Politically, “it will go down in history” that there was a majority that “wanted these solutions and will be judged in due course for this”, said Marcelo Rebelo de Sousa.

Portugal’s president has said that the parliamentary majority that wanted to change the law on foreigners “will be judged in due course for doing so”, reserving further comment on what he will do after the Constitutional Court’s decision on the proposed new law.

The country’s president, Marcelo Rebelo de Sousa, argued that, at this moment, regarding the law on foreigners, what matters “is to be certain about the law that is to be changed” and that this “will be clarified by the Constitutional Court’s intervention”. He added that, politically, “it will go down in history” that there was a majority that “wanted these solutions and will be judged in due course for this”.

Marcelo Rebelo de Sousa was speaking to journalists on Sunday evening on the sidelines of a visit to the Teleporto de Santa Maria in the Azores, after being asked what he would do if the Constitutional Court did not agree with the doubts about the new foreigners’ law that led him to send the bill to the Ratton Palace (the Constitutional Court’s HQ in Lisbon).

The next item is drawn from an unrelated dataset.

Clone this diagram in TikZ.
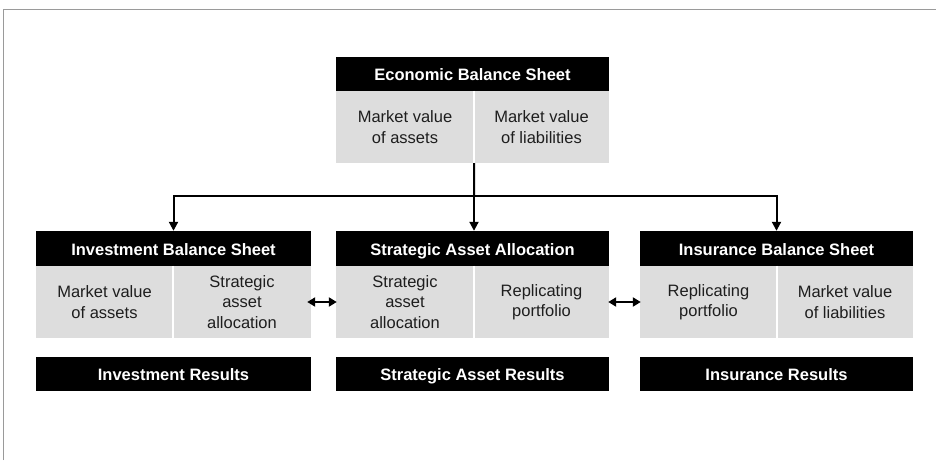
\documentclass[tikz,border=0pt]{standalone}
\usepackage{fontspec}
\setmainfont{Liberation Sans}
\usetikzlibrary{arrows.meta}
\definecolor{cellgray}{HTML}{DDDDDD}
\definecolor{ink}{HTML}{1E1E1E}
\definecolor{framegray}{HTML}{9A9A9A}
\begin{document}
\begin{tikzpicture}[x=1pt,y=-1pt,
  hdr/.style={fill=black,text=white,font=\fontsize{16.5}{18}\selectfont\bfseries,
    inner sep=0pt,minimum height=34pt,text height=13pt,text depth=0pt},
  cell/.style={fill=cellgray,text=ink,font=\fontsize{16.5}{20.5}\selectfont,
    align=center,inner sep=0pt,minimum height=72pt},
  divider/.style={white,line width=1.5pt},
  link/.style={line width=2pt,black},
  tip/.style={-{Triangle[length=9pt,width=9pt]}},
  both/.style={{Triangle[length=8pt,width=9pt]}-{Triangle[length=8pt,width=9pt]}}
]
\useasboundingbox (0,0) rectangle (936,460);
% outer frame (top and left edges)
\draw[framegray,line width=1pt] (3.5,460) -- (3.5,9.5) -- (936,9.5);

% Economic balance sheet
\node[hdr,minimum width=273pt] (eh) at (472.5,74) {Economic Balance Sheet};
\node[cell,minimum width=138pt] (eL) at (405,127) {Market value\\of assets};
\node[cell,minimum width=135pt] (eR) at (541.5,127) {Market value\\of liabilities};
\draw[divider] (eL.north east) -- (eL.south east);

% Investment balance sheet
\node[hdr,minimum width=275pt,minimum height=35pt] (ih) at (173.5,248.5) {Investment Balance Sheet};
\node[cell,minimum width=137pt] (iL) at (104.5,302) {Market value\\of assets};
\node[cell,minimum width=138pt] (iR) at (242,302) {Strategic\\asset\\allocation};
\draw[divider] (iL.north east) -- (iL.south east);
\node[hdr,minimum width=275pt] (ir) at (173.5,374) {Investment Results};

% Strategic asset allocation
\node[hdr,minimum width=273pt,minimum height=35pt] (ch) at (472.5,248.5) {Strategic Asset Allocation};
\node[cell,minimum width=138pt] (cL) at (405,302) {Strategic\\asset\\allocation};
\node[cell,minimum width=135pt] (cR) at (541.5,302) {Replicating\\portfolio};
\draw[divider] (cL.north east) -- (cL.south east);
\node[hdr,minimum width=273pt] (cr) at (472.5,374) {Strategic Asset Results};

% Insurance balance sheet
\node[hdr,minimum width=273pt,minimum height=35pt] (sh) at (776.5,248.5) {Insurance Balance Sheet};
\node[cell,minimum width=137pt] (sL) at (708.5,302) {Replicating\\portfolio};
\node[cell,minimum width=136pt] (sR) at (845,302) {Market value\\of liabilities};
\draw[divider] (sL.north east) -- (sL.south east);
\node[hdr,minimum width=273pt] (sr) at (776.5,374) {Insurance Results};

% distribution from the economic balance sheet
\coordinate (hub) at (474,196);
\draw[link] (eL.south east) -- (hub);
\draw[link,tip] (hub) -| (ih.north);
\draw[link,tip] (hub) -- (hub |- ch.north);
\draw[link,tip] (hub) -| (sh.north);

% links between the sheets
\draw[link,both] ([xshift=-4pt]iR.east) -- ([xshift=1pt]cL.west);
\draw[link,both] ([xshift=-1pt]cR.east) -- ([xshift=1pt]sL.west);
\end{tikzpicture}
\end{document}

“As for the political debate, I will think about it right away, I will consider whether or not it is worth it, as a matter of personal affirmation, to place a political obstacle to the law for three weeks, or for 15 days, knowing that it will be approved when it comes back in the mail. Or if it is not possible to do the same in another way, which is to say ‘I enact it, but I disagree politically’”, Marcelo Rebelo de Sousa added.

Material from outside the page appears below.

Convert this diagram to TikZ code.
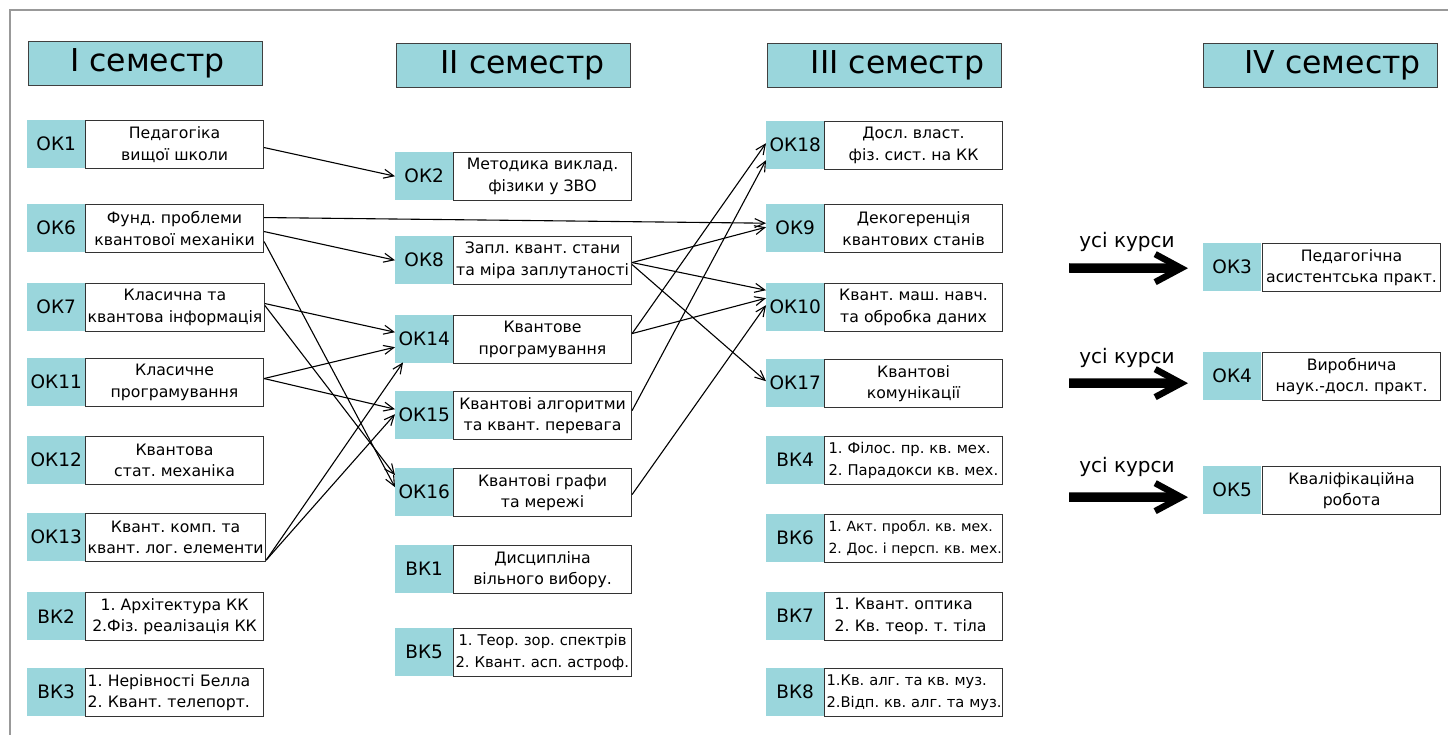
\documentclass[tikz,border=0pt]{standalone}
\usepackage{fontspec}
\setmainfont{DejaVu Sans}
\usetikzlibrary{arrows.meta,calc}
\definecolor{tealc}{RGB}{154,214,220}
\begin{document}
\frenchspacing
\begin{tikzpicture}[x=1pt,y=-1pt,
 lab/.style={fill=tealc, draw=none, minimum width=58pt, minimum height=48pt, inner sep=0pt, font=\fontsize{18.5}{20}\selectfont, anchor=north west},
 txt/.style={fill=white, draw=black!80, line width=1.1pt, minimum width=178pt, minimum height=48pt, inner sep=2pt, align=center, font=\fontsize{15.7}{21.5}\selectfont\frenchspacing, anchor=north west},
 txtl/.style={txt, text width=174pt, align=left},
 sm/.style={font=\fontsize{#1}{21.5}\selectfont\frenchspacing},
 hdr/.style={fill=tealc, draw=black!75, line width=1.2pt, minimum width=234pt, minimum height=44pt, inner sep=0pt, font=\fontsize{31.5}{34}\selectfont, anchor=north west},
 conn/.style={line width=1.1pt, -{Straight Barb[length=10pt,width=9pt]}},
 big/.style={line width=9.5pt, -{Straight Barb[length=26pt,width=28pt,line width=6.5pt]}},
 note/.style={font=\fontsize{20}{22}\selectfont, inner sep=0pt}]
\useasboundingbox (0,0) rectangle (1448,735);
\clip (0,0) rectangle (1448,735);
\draw[black!40, line width=2pt] (10,10) rectangle (1480,770);

% headers
\node[hdr] (h1) at (28,41) {\hspace*{4pt}I семестр};
\node[hdr] (h2) at (396,43) {\hspace*{18pt}II семестр};
\node[hdr] (h3) at (767,43) {\hspace*{26pt}III семестр};
\node[hdr] (h4) at (1203,43) {\hspace*{24pt}IV семестр};

% column 1
\node[lab] (ok1) at (27,120) {ОК1};   \node[txt] (ok1t) at (85,120) {Педагогіка\\вищої школи};
\node[lab] (ok6) at (27,204) {ОК6};   \node[txt] (ok6t) at (85,204) {Фунд. проблеми\\квантової механіки};
\node[lab] (ok7) at (27,283) {ОК7};   \node[txt] (ok7t) at (85,283) {Класична та\\квантова інформація};
\node[lab] (ok11) at (27,358) {ОК11}; \node[txt] (ok11t) at (85,358) {Класичне\\програмування};
\node[lab] (ok12) at (27,436) {ОК12}; \node[txt] (ok12t) at (85,436) {Квантова\\стат. механіка};
\node[lab] (ok13) at (27,513) {ОК13}; \node[txt] (ok13t) at (85,513) {Квант. комп. та\\квант. лог. елементи};
\node[lab] (bk2) at (27,592) {ВК2};   \node[txt] (bk2t) at (85,592) {1. Архітектура КК\\2.Фіз. реалізація КК};
\node[lab] (bk3) at (27,668) {ВК3};   \node[txtl] (bk3t) at (85,668) {\mbox{1. Нерівності Белла}\\\mbox{2. Квант. телепорт.}};

% column 2
\node[lab] (ok2) at (395,152) {ОК2};   \node[txt] (ok2t) at (453,152) {Методика виклад.\\фізики у ЗВО};
\node[lab] (ok8) at (395,236) {ОК8};   \node[txt] (ok8t) at (453,236) {Запл. квант. стани\\та міра заплутаності};
\node[lab] (ok14) at (395,315) {ОК14}; \node[txt] (ok14t) at (453,315) {Квантове\\програмування};
\node[lab] (ok15) at (395,391) {ОК15}; \node[txt] (ok15t) at (453,391) {Квантові алгоритми\\та квант. перевага};
\node[lab] (ok16) at (395,468) {ОК16}; \node[txt] (ok16t) at (453,468) {Квантові графи\\та мережі};
\node[lab] (bk1) at (395,545) {ВК1};   \node[txt] (bk1t) at (453,545) {Дисципліна\\вільного вибору.};
\node[lab] (bk5) at (395,628) {ВК5};   \node[txtl, sm=14.8] (bk5t) at (453,628) {\mbox{\hspace*{3pt}1. Теор. зор. спектрів}\\\mbox{2. Квант. асп. астроф.}};

% column 3
\node[lab] (ok18) at (766,121) {ОК18}; \node[txt] (ok18t) at (824,121) {Досл. власт.\\фіз. сист. на КК};
\node[lab] (ok9) at (766,204) {ОК9};   \node[txt] (ok9t) at (824,204) {Декогеренція\\квантових станів};
\node[lab] (ok10) at (766,283) {ОК10}; \node[txt] (ok10t) at (824,283) {Квант. маш. навч.\\та обробка даних};
\node[lab] (ok17) at (766,359) {ОК17}; \node[txt] (ok17t) at (824,359) {Квантові\\комунікації};
\node[lab] (bk4) at (766,436) {ВК4};   \node[txtl, sm=14.8] (bk4t) at (824,436) {\mbox{\hspace*{2pt}1. Філос. пр. кв. мех.}\\\mbox{\hspace*{2pt}2. Парадокси кв. мех.}};
\node[lab] (bk6) at (766,514) {ВК6};   \node[txtl, sm=14] (bk6t) at (824,514) {\mbox{\hspace*{2pt}1. Акт. пробл. кв. мех.}\\\mbox{\hspace*{2pt}2. Дос. і персп. кв. мех.}};
\node[lab] (bk7) at (766,592) {ВК7};   \node[txtl] (bk7t) at (824,592) {\mbox{\hspace*{8pt}1. Квант. оптика}\\\mbox{\hspace*{8pt}2. Кв. теор. т. тіла}};
\node[lab] (bk8) at (766,668) {ВК8};   \node[txtl, sm=14.7] (bk8t) at (824,668) {\mbox{1.Кв. алг. та кв. муз.}\\\mbox{2.Відп. кв. алг. та муз.}};

% column 4
\node[lab] (ok3) at (1203,243) {ОК3}; \node[txt] (ok3t) at (1262,243) {Педагогічна\\асистентська практ.};
\node[lab] (ok4) at (1203,352) {ОК4}; \node[txt] (ok4t) at (1262,352) {Виробнича\\наук.-досл. практ.};
\node[lab] (ok5) at (1203,466) {ОК5}; \node[txt] (ok5t) at (1262,466) {Кваліфікаційна\\робота};

% connectors column 1 -> 2 (and 3)
\draw[conn] ($(ok1t.east)+(0,3)$) -- (ok2.west);
\draw[conn] ($(ok6t.east)+(0,-11)$) -- ($(ok9.west)+(0,-5)$);
\draw[conn] ($(ok6t.east)+(0,3)$) -- (ok8.west);
\draw[conn] ($(ok6t.east)+(0,13)$) -- ($(ok16.west)+(0,-5)$);
\draw[conn] ($(ok7t.east)+(0,-4)$) -- ($(ok14.west)+(0,-7)$);
\draw[conn] ($(ok7t.east)+(0,-2)$) -- ($(ok16.west)+(0,-17)$);
\draw[conn] ($(ok11t.east)+(0,-4)$) -- ($(ok14.west)+(0,8)$);
\draw[conn] ($(ok11t.east)+(0,-4)$) -- ($(ok15.west)+(0,-6)$);
\draw[conn] ($(ok13t.south east)+(0,-2)$) -- ($(ok14.south west)+(8,-1)$);
\draw[conn] ($(ok13t.south east)+(0,-2)$) -- ($(ok15.west)+(0,-1)$);

% connectors column 2 -> 3
\draw[conn] ($(ok8t.east)+(0,2)$) -- ($(ok9.west)+(0,-1)$);
\draw[conn] ($(ok8t.east)+(0,2)$) -- ($(ok10.west)+(0,-17)$);
\draw[conn] ($(ok8t.east)+(0,4)$) -- ($(ok17.west)+(0,-2)$);
\draw[conn] ($(ok14t.east)+(0,-6)$) -- ($(ok18.west)+(0,-2)$);
\draw[conn] ($(ok14t.east)+(0,-6)$) -- ($(ok10.west)+(0,-9)$);
\draw[conn] ($(ok15t.east)+(0,-5)$) -- ($(ok18.west)+(0,15)$);
\draw[conn] ($(ok16t.east)+(0,2)$) -- ($(ok10.west)+(0,-2)$);

% all-courses arrows
\coordinate (s3) at (1069,268);
\coordinate (s4) at (1069,383);
\coordinate (s5) at (1069,497);
\draw[big] (s3) -- ($(ok3.west)+(-15,1)$);
\draw[big] (s4) -- ($(ok4.west)+(-15,7)$);
\draw[big] (s5) -- ($(ok5.west)+(-15,7)$);
\node[note] (n3) at (1127,242) {усі курси};
\node[note] (n4) at (1127,358) {усі курси};
\node[note] (n5) at (1127,467) {усі курси};
\end{tikzpicture}
\end{document}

Marcelo also stated that he had no “major political doubts that are unrelated to the legal issues raised” and that, in order to decide what to do next, he needs to understand whether the Constitutional Court considers that the law “clashes significantly with the essential ideas of the Constitution or not”.

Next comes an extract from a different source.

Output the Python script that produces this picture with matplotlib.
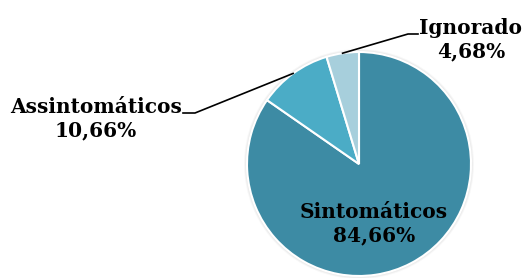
import matplotlib.pyplot as plt
import numpy as np

labels = ["Sintomáticos", "Assintomáticos", "Ignorado"]
values = [84.66, 10.66, 4.68]
pct_text = ["84,66%", "10,66%", "4,68%"]
colors = ["#3D8BA4", "#4BACC6", "#A7CFDC"]

fig = plt.figure(figsize=(5.25, 2.78), dpi=100)
ax = fig.add_axes([0, 0, 1, 1])

cx, cy, r = 359, 114, 112

# soft shadow around the pie
for k, a in [(3.0, 0.06), (2.0, 0.08), (1.0, 0.12)]:
    ax.add_patch(plt.Circle((cx, cy), r + k, color="#808080", alpha=a, lw=0, zorder=0))

wedges, _ = ax.pie(values, colors=colors, startangle=90, counterclock=False,
                   center=(cx, cy), radius=r,
                   wedgeprops=dict(edgecolor="white", linewidth=1.5))
ax.set_xlim(0, 525)
ax.set_ylim(0, 278)
ax.set_aspect("equal")
ax.axis("off")

font = dict(family="DejaVu Serif", weight="bold", fontsize=14.5, color="black")

# label inside big slice
ax.text(374, 278 - 224, labels[0] + "\n" + pct_text[0], ha="center", va="center",
        linespacing=1.2, **font)

# outer labels with leader lines
outer = {1: ((195, 165), (183, 165), (96, 278 - 119)),
         2: ((408, 244), (418, 244), (471, 278 - 40))}
for i, (elbow, end, tpos) in outer.items():
    w = wedges[i]
    ang = np.deg2rad((w.theta1 + w.theta2) / 2)
    px, py = cx + r * np.cos(ang), cy + r * np.sin(ang)
    ax.plot([px, elbow[0], end[0]], [py, elbow[1], end[1]], color="black", lw=1.2)
    ax.text(tpos[0], tpos[1], labels[i] + "\n" + pct_text[i], ha="center", va="center",
            linespacing=1.2, **font)

fig.savefig("out.png", dpi=100)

The country’s president also explained that “by giving priority to the Constitutional Court, he did not initially follow the path of a political veto” and that he considers it “more useful to know if there are grounds for doubts about constitutionality” because “prevention is better than cure”.

On 24 July, the country’s president submitted to the Constitutional Court the parliamentary decree amending the legal regime governing the entry, stay, departure and removal of foreigners from national territory, approved by the PSD, Chega and CDS-PP.

The head of state requested preventive review of the constitutionality of the rules on the right to family reunification and the conditions for its exercise, on the deadline for the Agency for Integration, Migration and Asylum (AIMA) to assess applications, and on the right of appeal.

Regarding the changes proposed by the Government to the labour law, Marcelo explained that the executive, being right-wing, gives greater weight, unlike its predecessors, to private entrepreneurs and competitiveness, and that this is a path legitimised at the ballot box.

“The people want a certain phase of left-wing government, so try it. The people want the right at another stage, so let’s try the right. Then we’ll see if the people want more right in the future or if they want another type of left in the future. That’s called democracy”, he said.

The country’s president explained that his role is to understand that both solutions “fit within the Constitution” and to strike a balance between verifying constitutionality and “respecting the will of the people”.

Asked if he foresaw constitutional doubts, Marcelo said that he “does not have the power to guess to what extent a text he does not know may violate the Constitution”, but that as soon as he is familiar with the amendments, he will try “to be very quick to see if there are any doubts”.